Park Record columnist Amy Roberts.

Similar to the stripes sewn into the cuff of a pilot’s blazer indicating rank, Park City locals used to earn their own unique level of status with each winter spent in here. Rank was measured by the number of season passes collected on a lanyard, the amount of duct tape used to patch together a favorite pair of ski pants, how many dogs one adopted from Furburbia, or the total sum of ACL repair scars on your knees — they were all acceptable forms of proof you were a true local. But somewhere along the way, we lost our way, and those figurative stripes were replaced with dollar signs. Now, you don’t have to earn your local status, you just have to earn enough money to claim it.

For most of us, this is no longer the town we moved to, and I hear more and more locals — the kind with scarred knees and the bones of at least three long-deceased rescue dogs buried in the backyard — asking each other, “Where’s the next best place?”



No one seems to know. As crowded and affluent and frankly unrecognizable as Park City has become, it still checks a lot of boxes — immediate access to year-round recreation and nature, within an hour’s drive to a major city with an international airport, and it’s not in the Midwest. That’s always a big plus. If there were another place with similar mountains and climate and amenities and fewer people, we’d likely be seeing a lot of for sale signs up around town.

So here we are, with many locals feeling disillusioned and perhaps a little stuck and trying to figure out how to bring back some of the magic that brought us here in the first place. Maybe instead of magic, we need a little mischief.



What if instead of avoiding highways 224 and 248 between the hours of 3 p.m. and 6 p.m., we all decided to take a joyride and kill a few hours driving three miles to nowhere. I know it sounds ludicrous but hear me out. Another thousand cars on the road at peak times during peak season would surely be enough to make a few thousand people decide they’ve had enough. There has to be a breaking point, a moment when people collectively say, “This isn’t worth it. We’re not vacationing (or living) in Park City anymore. It takes too long to get anywhere.”

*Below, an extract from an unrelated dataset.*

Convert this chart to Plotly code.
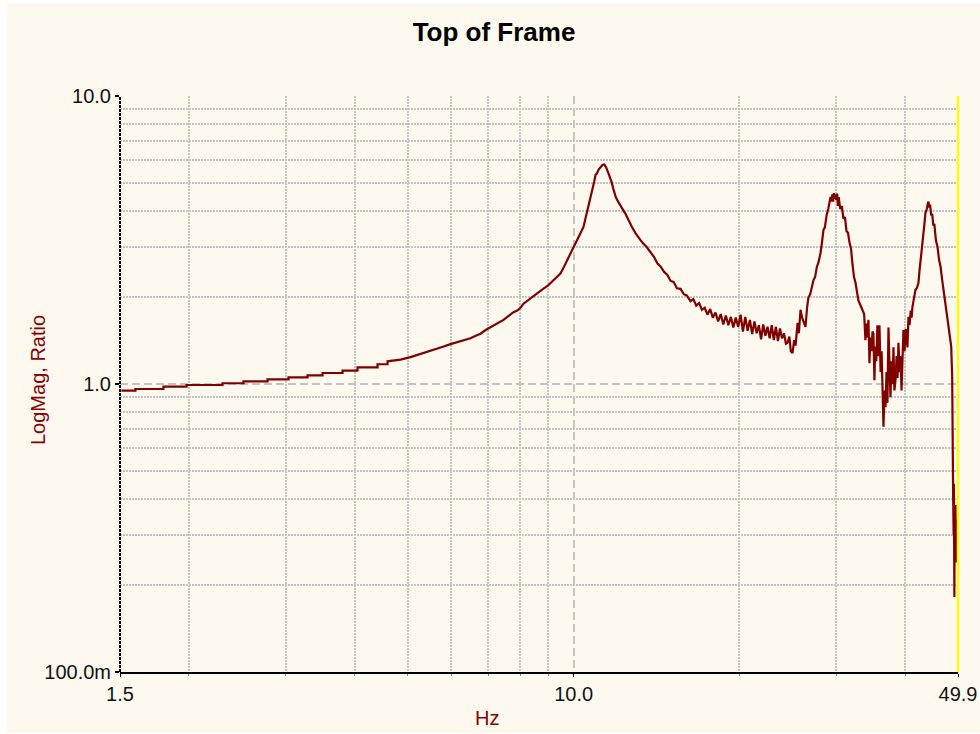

Money clearly isn’t the problem. No matter how much prices rise and service declines, we can’t seem to weed people out financially. They still come. And they bring friends. I never knew so many people had so much disposable income. But time, well, that’s even more valuable than cash. You can never earn more time, and no matter how disposable one’s income is, no one brags they have time to waste. So maybe our way out of this overcrowded feeling is to further overcrowd the roads.

We can take turns (though obviously we can’t make a left turn). Every so often, someone can honk and raise their fist to the sky in anger, just to make the whole thing a little more unpleasant. Sure, it’ll be a sacrifice at first, but maybe, just maybe, a four-hour drive from Deer Valley to Kimball Junction will deter future visits from the impatient who aren’t local enough to be in on the ruse.

It’ll take some planning and coordination, but then again, so does packing and hiring a moving company.